L’État [est] un ensemble d’institutions et d’administrations possédant sur la société et sur ses membres un pouvoir souverain supposé lui permettre de remplir un certain nombre de fonctions indispensables au bon fonctionnement de la société.

Plus précisément et indépendamment de la discussion sur le régime politique le plus pertinent, l’État moderne s’est posé et continue de se poser à partir de sa distinction d’avec la société.
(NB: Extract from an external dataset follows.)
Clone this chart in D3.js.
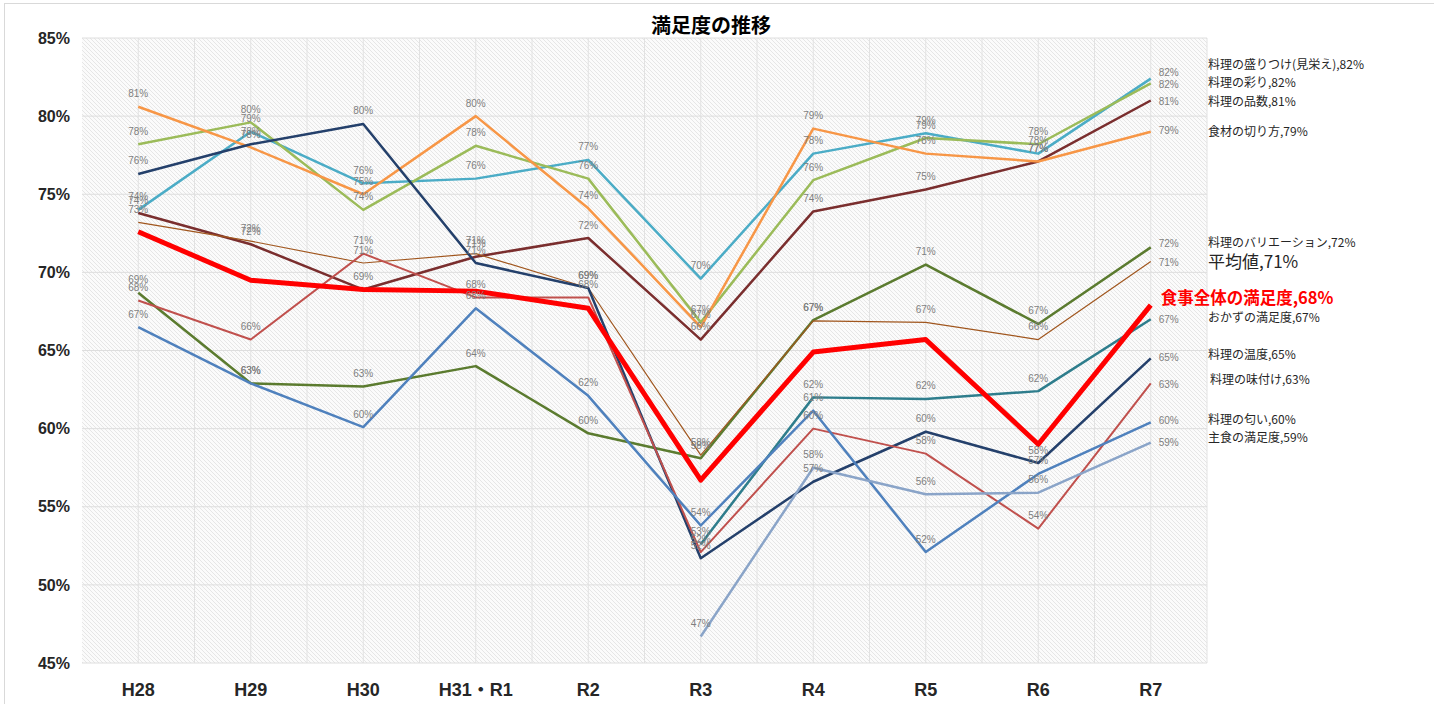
<!DOCTYPE html>
<html>
<head>
<meta charset="utf-8">
<script src="https://cdn.jsdelivr.net/npm/d3@7"></script>
<style>
  body { margin: 0; background: #fff; }
</style>
</head>
<body>
<div id="chart"></div>
<script>
// categories (x axis)
const categories = ['H28', 'H29', 'H30', 'H31・R1', 'R2', 'R3', 'R4', 'R5', 'R6', 'R7']

const moritsuke = [74.0, 79.0, 75.7, 76.0, 77.2, 69.6, 77.6, 78.9, 77.6, 82.4]
const irodori = [78.2, 79.6, 74.0, 78.1, 76.0, 66.8, 75.9, 78.6, 78.2, 82.1]
const hinkazu = [73.8, 71.8, 68.9, 71.0, 72.2, 65.7, 73.9, 75.3, 77.1, 81.0]
const kirikata = [80.6, 78.0, 75.0, 80.0, 74.1, 66.5, 79.2, 77.6, 77.1, 79.0]
const variation = [68.7, 62.9, 62.7, 64.0, 59.7, 58.1, 66.95, 70.5, 66.7, 71.6]
const average = [73.2, 72.0, 70.6, 71.2, 69.0, 58.3, 66.9, 66.8, 65.7, 70.7]
const overall = [72.6, 69.5, 68.9, 68.8, 67.7, 56.7, 64.9, 65.7, 59.0, 67.9]
const okazu = [null, null, null, null, null, 52.6, 62.0, 61.9, 62.4, 67.0]
const ondo = [76.3, 78.2, 79.5, 70.6, 69.0, 51.7, 56.6, 59.8, 57.8, 64.5]
const ajitsuke = [68.2, 65.7, 71.2, 68.4, 68.4, 52.1, 60.0, 58.4, 53.6, 62.9]
const nioi = [66.5, 62.9, 60.1, 67.7, 62.1, 53.8, 61.15, 52.1, 57.1, 60.4]
const shushoku = [null, null, null, null, null, 46.7, 57.5, 55.8, 55.9, 59.1]

const seriesNames = [
  '料理の盛りつけ(見栄え)', '料理の彩り', '料理の品数', '食材の切り方',
  '料理のバリエーション', '平均値', '食事全体の満足度', 'おかずの満足度',
  '料理の温度', '料理の味付け', '料理の匂い', '主食の満足度',
]
const seriesValues = [
  moritsuke, irodori, hinkazu, kirikata, variation, average,
  overall, okazu, ondo, ajitsuke, nioi, shushoku,
]

const yTicks = [45, 50, 55, 60, 65, 70, 75, 80, 85]
const title = '満足度の推移'

// styles per series (same order as seriesNames)
const styles = [
  { color: '#4bacc6', width: 2.5, endDy: -14, lastDy: -6 },
  { color: '#9bbb59', width: 2.5, endDy: -1, lastDy: 1 },
  { color: '#7a2e2e', width: 2.5, endDy: 1, lastDy: 1 },
  { color: '#f79646', width: 2.5, endDy: 0, lastDy: -1 },
  { color: '#5b7b2f', width: 2.5, endDy: -5, lastDy: -4 },
  { color: '#a0561e', width: 1.2, endDy: 1, lastDy: 1, big: true },
  { color: '#ff0000', width: 5, endDy: -7, noLabels: true, red: true },
  { color: '#2e7d8c', width: 2.5, endDy: -1, lastDy: 0 },
  { color: '#24406b', width: 2.5, endDy: -4, lastDy: -1 },
  { color: '#c0504d', width: 2, endDy: -4, lastDy: 1, shift: 2 },
  { color: '#4f81bd', width: 2.5, endDy: -3, lastDy: -2 },
  { color: '#8aa4c8', width: 2.5, endDy: -5, lastDy: 0 },
]

const draw = () => {
  const dimensions = {
    width: 1434,
    height: 704,
    margin: { top: 38, right: 227, bottom: 41, left: 82 },
  }
  dimensions.ctrWidth = dimensions.width - dimensions.margin.left - dimensions.margin.right
  dimensions.ctrHeight = dimensions.height - dimensions.margin.top - dimensions.margin.bottom

  const svg = d3
    .select('#chart')
    .append('svg')
    .attr('width', dimensions.width)
    .attr('height', dimensions.height)
    .style('display', 'block')

  // outer chart border
  svg
    .append('rect')
    .attr('x', 4.5)
    .attr('y', 3.5)
    .attr('width', dimensions.width + 10)
    .attr('height', dimensions.height + 10)
    .attr('fill', '#fff')
    .attr('stroke', '#d9d9d9')

  // hatch pattern for the plot area
  const defs = svg.append('defs')
  const pattern = defs
    .append('pattern')
    .attr('id', 'hatch')
    .attr('width', 4)
    .attr('height', 4)
    .attr('patternUnits', 'userSpaceOnUse')
  pattern.append('rect').attr('width', 4).attr('height', 4).attr('fill', '#fbfbfb')
  pattern
    .append('path')
    .attr('d', 'M0,0 L4,4 M-1,3 L1,5 M3,-1 L5,1')
    .attr('stroke', '#e3e3e3')
    .attr('stroke-width', 0.9)

  const ctr = svg
    .append('g')
    .attr('transform', `translate(${dimensions.margin.left}, ${dimensions.margin.top})`)

  // scales
  const xScale = d3
    .scaleBand()
    .domain(categories)
    .range([0, dimensions.ctrWidth])
    .padding(0)
  const xPos = (i) => xScale(categories[i]) + xScale.bandwidth() / 2

  const yScale = d3
    .scaleLinear()
    .domain([45, 85])
    .range([dimensions.ctrHeight, 0])

  ctr
    .append('rect')
    .attr('width', dimensions.ctrWidth)
    .attr('height', dimensions.ctrHeight)
    .attr('fill', 'url(#hatch)')

  // vertical gridlines at band centres and edges
  const half = xScale.bandwidth() / 2
  const vLines = d3.range(1, categories.length * 2 + 1).map((k) => k * half)
  ctr
    .append('g')
    .selectAll('line')
    .data(vLines)
    .join('line')
    .attr('x1', (d) => d)
    .attr('x2', (d) => d)
    .attr('y1', 0)
    .attr('y2', dimensions.ctrHeight)
    .attr('stroke', '#e2e2e2')
    .attr('stroke-width', 1)

  // horizontal gridlines
  ctr
    .append('g')
    .selectAll('line')
    .data(yTicks)
    .join('line')
    .attr('x1', 0)
    .attr('x2', dimensions.ctrWidth)
    .attr('y1', (d) => yScale(d))
    .attr('y2', (d) => yScale(d))
    .attr('stroke', '#dedede')
    .attr('stroke-width', 1)

  // axes
  const yAxis = d3
    .axisLeft(yScale)
    .tickValues(yTicks)
    .tickSize(0)
    .tickPadding(12)
    .tickFormat((d) => `${d}%`)
  const yAxisGroup = ctr.append('g').call(yAxis)
  yAxisGroup.select('.domain').remove()
  yAxisGroup
    .selectAll('text')
    .attr('font-family', '"Liberation Sans", Arial, sans-serif')
    .attr('font-weight', 'bold')
    .attr('font-size', 16)
    .attr('fill', '#262626')

  const xAxis = d3.axisBottom(xScale).tickSize(0).tickPadding(20)
  const xAxisGroup = ctr
    .append('g')
    .attr('transform', `translate(0, ${dimensions.ctrHeight})`)
    .call(xAxis)
  xAxisGroup.select('.domain').remove()
  xAxisGroup
    .selectAll('text')
    .attr('font-family', '"Liberation Sans", "Noto Sans CJK JP", sans-serif')
    .attr('font-weight', 'bold')
    .attr('font-size', 18)
    .attr('fill', '#262626')

  // lines
  const lineGenerator = d3
    .line()
    .defined((d) => d !== null)
    .x((d, i) => xPos(i))
    .y((d) => yScale(d))

  const order = d3.range(seriesValues.length).filter((i) => !styles[i].red)
  order.push(styles.findIndex((s) => s.red))

  order.forEach((si) => {
    ctr
      .append('path')
      .datum(seriesValues[si])
      .attr('d', lineGenerator)
      .attr('fill', 'none')
      .attr('stroke', styles[si].color)
      .attr('stroke-width', styles[si].width)
      .attr('stroke-linejoin', 'round')
  })

  // data labels
  const labelGroup = ctr.append('g')
  seriesValues.forEach((values, si) => {
    if (styles[si].noLabels) return
    const pts = values
      .map((v, i) => ({ v, i }))
      .filter((d) => d.v !== null)
    labelGroup
      .selectAll(null)
      .data(pts)
      .join('text')
      .attr('x', (d) => (d.i === categories.length - 1 ? xPos(d.i) + 8 : xPos(d.i)))
      .attr('y', (d) =>
        d.i === categories.length - 1
          ? yScale(d.v) + (styles[si].lastDy || 0)
          : yScale(d.v) - 13
      )
      .attr('dy', '0.35em')
      .attr('text-anchor', (d) => (d.i === categories.length - 1 ? 'start' : 'middle'))
      .attr('font-family', '"Liberation Sans", Arial, sans-serif')
      .attr('font-size', 10)
      .attr('fill', '#7f7f7f')
      .text((d) => `${Math.round(d.v)}%`)
  })

  // series names at the right end
  const endGroup = svg.append('g')
  seriesValues.forEach((values, si) => {
    const last = values[values.length - 1]
    const st = styles[si]
    const y = dimensions.margin.top + yScale(last) + st.endDy
    const x = st.red
      ? dimensions.margin.left + xPos(categories.length - 1) + 10
      : dimensions.margin.left + dimensions.ctrWidth + 1 + (st.shift || 0)
    endGroup
      .append('text')
      .attr('x', x)
      .attr('y', y)
      .attr('dy', '0.35em')
      .attr('font-family', '"Noto Sans CJK JP", sans-serif')
      .attr('font-size', st.red ? 16.5 : st.big ? 17 : 12)
      .attr('font-weight', st.red ? 'bold' : 'normal')
      .attr('fill', st.red ? '#ff0000' : '#262626')
      .text(`${seriesNames[si]},${Math.round(last)}%`)
  })

  // title
  svg
    .append('text')
    .attr('x', 711)
    .attr('y', 33)
    .attr('text-anchor', 'middle')
    .attr('font-family', '"Noto Sans CJK JP", sans-serif')
    .attr('font-weight', 'bold')
    .attr('font-size', 20)
    .attr('fill', '#000')
    .text(title)
}

draw()
</script>
</body>
</html>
Cette dernière se trouvant conçue comme le lieu où se déploient les intérêts particuliers des individus et des groupes d’individus, l’État est supposé constituer le lieu de l’intérêt général, en faisant prévaloir le bien commun : c’est en faisant valoir ce qu’est l’intérêt général, en faisant prévaloir le bien commun sur les intérêts sectoriels que recherchent les uns et les autres, que l’État fait pour ainsi dire « tenir ensemble » les différents acteurs, partenaires et quelques fois adversaires, qui sont appelés à coexister au sein du même espace social.

À cette fin, l’État dispose, pour assurer la cohésion de la société, de différents appareils de pouvoirs : ils lui permettent de produire les lois établissant ce qu’exige le bien commun (pouvoir législatif), de mettre en œuvre ces lois (pouvoir exécutif) ou encore de juger et de réprimer les transgressions que les lois peuvent subir (pouvoir judiciaire). Plus les sociétés se sont élargies et plus les rouages s’en sont complexifiés, plus l’élaboration et la mise en œuvre des lois notamment ont requis de puissants appareils bureaucratiques chargés d’inscrire la volonté de l’État dans la particularité des situations concrètes où se déroule la vie des acteurs sociaux. Au-delà même du gouvernement et des ministères, où s’élaborent les choix politiques, l’État moderne prend ainsi, avant tout, la forme d’un ensemble de services et d’administrations chargés en principe de réaliser dans toute une série de secteurs (sécurité sociale, éducation nationale, police, armée, santé, imposition, fiscalité, etc.) ce qu’exige le bien commun.

C’est en ce sens une donnée fondamentale de toute réflexion sur l’État que de bien comprendre que, dans nos sociétés modernes, la rencontre du citoyen avec l’État est quotidienne : loin de se borner à ce choix périodique de nos gouvernants auquel la vie démocratique nous a accoutumés, notre relation à l’État se trouve inscrite au cœur de nos vies. En ce sens, il n’est pas excessif de soutenir que nos vies sont « politiques » de part en part, si du moins on accorde que la politique entre en jeu partout où une société, pour que ceux qui la composent coexistent de la meilleure façon possible, a besoin d’être gouvernée.        

Alain RENAULT, Découvrir la philosophie, 4. La politique, Paris, Odile Jacob poche, 2010,pp.104-105.